Critics of the statewide staffing system who advocate flexibility and local selection too easily dismiss one of the most important principles of public education. The right of a student to be taught by a qualified teacher, in all parts of the state, must always be a higher priority than a desire by a particular school to locally select a particular teacher. Geographical and socio-economic factors across the statewide system do not constitute the 'level-playing field' upon which such misguided theories of choice are based.
The highest responsibility must be to ensure the right of every child to a quality public education through the provision of a qualified teacher.
All members are encouraged to articulate, by way of submission to the Futures Project and other means, the importance of ensuring the maintenance of transfer rights for all classroom teachers and promoted teachers including principals.

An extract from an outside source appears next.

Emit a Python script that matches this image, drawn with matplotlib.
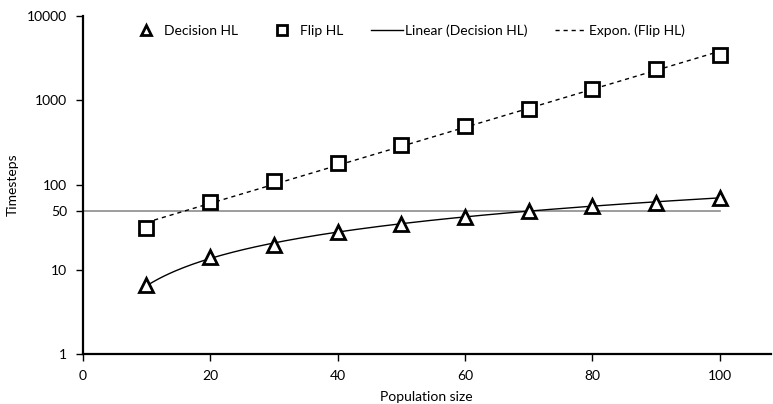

Federation is aware that teachers continue to feel disappointed and demoralised by limitations that are placed on transfers by what are meaningless staffing codes. The belief that codes are being abused to manipulate the staffing process continues.
While Federation was successful in achieving a dramatic decrease in the number of staffing codes in the last round of negotiations, the need to review codes to ensure the maintenance only of relevant codes as discriminators for schools is a high priority for Federation.

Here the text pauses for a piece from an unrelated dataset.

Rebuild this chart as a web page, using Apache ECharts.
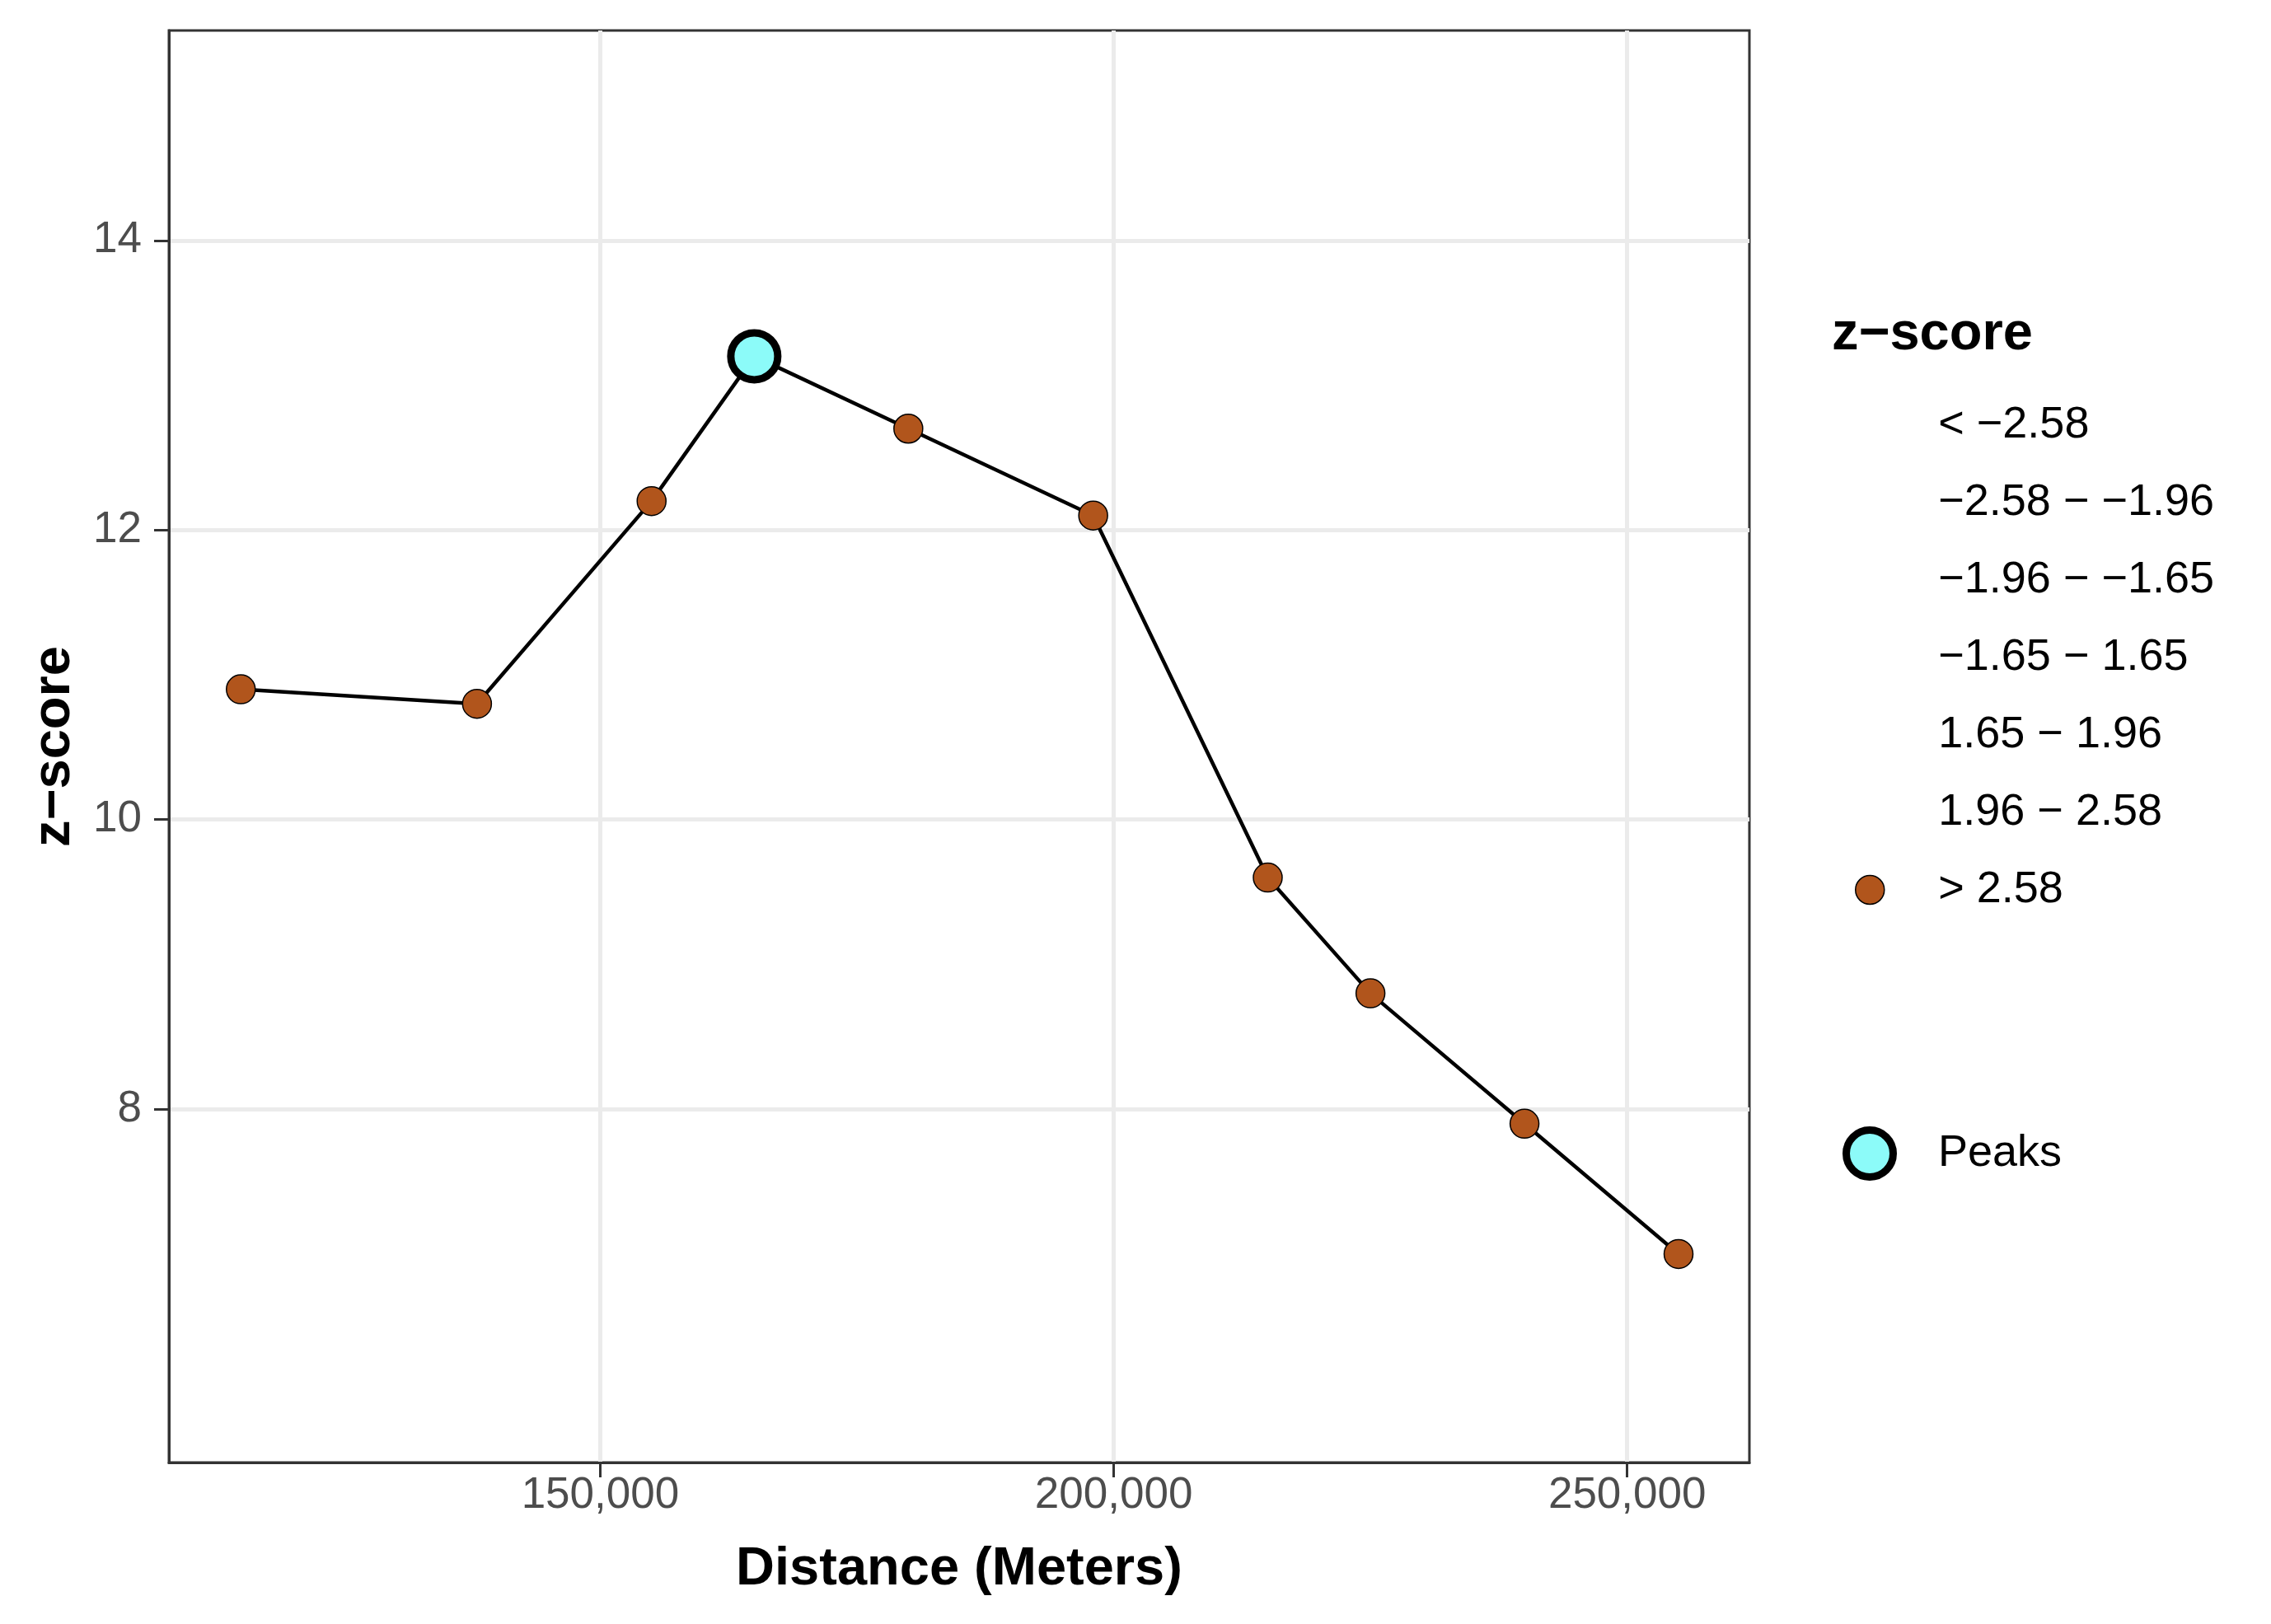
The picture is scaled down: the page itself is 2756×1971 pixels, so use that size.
<!DOCTYPE html>
<html>
<head>
<meta charset="utf-8">
<title>z-score by distance</title>
<script src="https://cdn.jsdelivr.net/npm/echarts@6/dist/echarts.min.js"></script>
<style>
  html, body { margin: 0; padding: 0; background: #fff; }
  #myChart { width: 2756px; height: 1971px; }
</style>
</head>
<body>
<div id="myChart"></div>
<script>
// data
var distance = [115000, 138000, 155000, 165000, 180000, 198000, 215000, 225000, 240000, 255000]
var zscore = [10.9, 10.8, 12.2, 13.2, 12.7, 12.1, 9.6, 8.8, 7.9, 7.0]
var peakDistance = [165000]
var peakZscore = [13.2]
var xTicks = [150000, 200000, 250000]
var yTicks = [8, 10, 12, 14]
var classes = ['< −2.58', '−2.58 − −1.96', '−1.96 − −1.65', '−1.65 − 1.65', '1.65 − 1.96', '1.96 − 2.58', '> 2.58']

var FONT = "'Liberation Sans', Arial, sans-serif"

function pairs (xs, ys) {
  return xs.map(function (x, i) { return [x, ys[i]] })
}

var series = [
  {
    name: 'line',
    type: 'line',
    data: pairs(distance, zscore),
    showSymbol: false,
    symbol: 'none',
    lineStyle: { color: '#000', width: 4.5 },
    z: 2,
    silent: true
  }
]

// one series per class; only the last one has points
classes.forEach(function (c, i) {
  var last = i === classes.length - 1
  series.push({
    name: c,
    type: 'scatter',
    data: last ? pairs(distance, zscore) : [],
    symbol: 'circle',
    symbolSize: 35,
    itemStyle: last
      ? { color: '#B1551C', borderColor: '#000', borderWidth: 1.5, opacity: 1 }
      : { color: 'rgba(0,0,0,0)', borderColor: 'rgba(0,0,0,0)', borderWidth: 0, opacity: 1 },
    z: 3
  })
})

series.push({
  name: 'Peaks',
  type: 'scatter',
  data: pairs(peakDistance, peakZscore),
  symbol: 'circle',
  symbolSize: 57,
  itemStyle: { color: '#8CFBF9', borderColor: '#000', borderWidth: 9, opacity: 1 },
  z: 4
})

var myChart = echarts.init(document.getElementById('myChart'))
myChart.setOption({
  animation: false,
  backgroundColor: '#fff',
  textStyle: { fontFamily: FONT },
  title: {
    text: 'z−score',
    left: 2218,
    top: 366,
    textStyle: { fontFamily: FONT, fontSize: 65, fontWeight: 'bold', color: '#000', lineHeight: 70 }
  },
  legend: [
    {
      data: classes,
      orient: 'vertical',
      left: 2246,
      top: 481,
      itemWidth: 156,
      itemHeight: 35,
      itemGap: 34,
      selectedMode: false,
      itemStyle: { borderWidth: 1.5 },
      textStyle: { fontFamily: FONT, fontSize: 54, color: '#000', lineHeight: 60 }
    },
    {
      data: ['Peaks'],
      orient: 'vertical',
      left: 2231,
      top: 1362,
      itemWidth: 156,
      itemHeight: 57,
      selectedMode: false,
      itemStyle: { borderWidth: 9 },
      textStyle: { fontFamily: FONT, fontSize: 54, color: '#000', lineHeight: 60 }
    }
  ],
  grid: {
    left: 205,
    right: 633,
    top: 37,
    bottom: 196,
    show: true,
    borderColor: '#333333',
    borderWidth: 3,
    backgroundColor: '#fff'
  },
  xAxis: {
    type: 'value',
    min: 108000,
    max: 261900,
    name: 'Distance (Meters)',
    nameLocation: 'middle',
    nameGap: 95,
    nameTextStyle: { fontFamily: FONT, fontSize: 65, fontWeight: 'bold', color: '#000', lineHeight: 70 },
    axisLine: { show: true, lineStyle: { color: '#333333', width: 3 } },
    axisTick: { show: true, length: 18, customValues: xTicks, lineStyle: { color: '#333333', width: 3 } },
    axisLabel: {
      customValues: xTicks,
      margin: 14,
      fontFamily: FONT,
      fontSize: 53,
      color: '#4D4D4D',
      formatter: function (v) { return v.toLocaleString('en-US') }
    },
    splitLine: { show: true, lineStyle: { color: '#EBEBEB', width: 5 } }
  },
  yAxis: {
    type: 'value',
    min: 5.56,
    max: 15.45,
    name: 'z−score',
    nameLocation: 'middle',
    nameGap: 104,
    nameTextStyle: { fontFamily: FONT, fontSize: 65, fontWeight: 'bold', color: '#000', lineHeight: 70 },
    axisLine: { show: true, lineStyle: { color: '#333333', width: 3 } },
    axisTick: { show: true, length: 18, customValues: yTicks, lineStyle: { color: '#333333', width: 3 } },
    axisLabel: {
      customValues: yTicks,
      margin: 33,
      fontFamily: FONT,
      fontSize: 53,
      color: '#4D4D4D'
    },
    splitLine: { show: true, lineStyle: { color: '#EBEBEB', width: 5 } }
  },
  series: series
})
</script>
</body>
</html>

The union will also pursue the importance of building on existing incentives aimed at attracting and retaining experienced teachers in difficult to staff schools. Federation has been able to achieve:
a) significant gains in rental subsidies for Teacher Housing Authority rentals in eight and six point schools;
b) the introduction of personal leave for teachers in schools which attract the incentive transfer benefit; and
c) the maintenance and partial extension of the $5000 retention benefit in a number of the most difficult to staff schools.
However we need to pursue the expansion of incentives and also staffing policy aimed at attracting experienced teachers to difficult to staff schools.
Federation will also continue to pursue significant improvements in the current method of promotions. In the lead up to the state election the Labor Government committed itself to reviewing the promotions procedures to "make them fairer, more transparent and more excellence-focused by exploring options for an on-the-job component in the assessment and promotion of teachers". It now refuses to provide funding for this initiative.
Federation supports a credentialing process which would establish one's eligibility to apply for vacant positions not filled by transfer. The credentialing process should involve an independent on-the-job assessment of teachers aspiring for promotion. Teachers would need to exhibit their skills in the workplace, in the classroom and in interacting with their peers. On-the-job assessment would lead to an assessment deeming one either ready to apply for a particular category of promotion or not. A favourable assessment would be valid for a period of five years, during which time one would either "use it or lose it".
Angelo Gavrielatos is the Senior Vice President.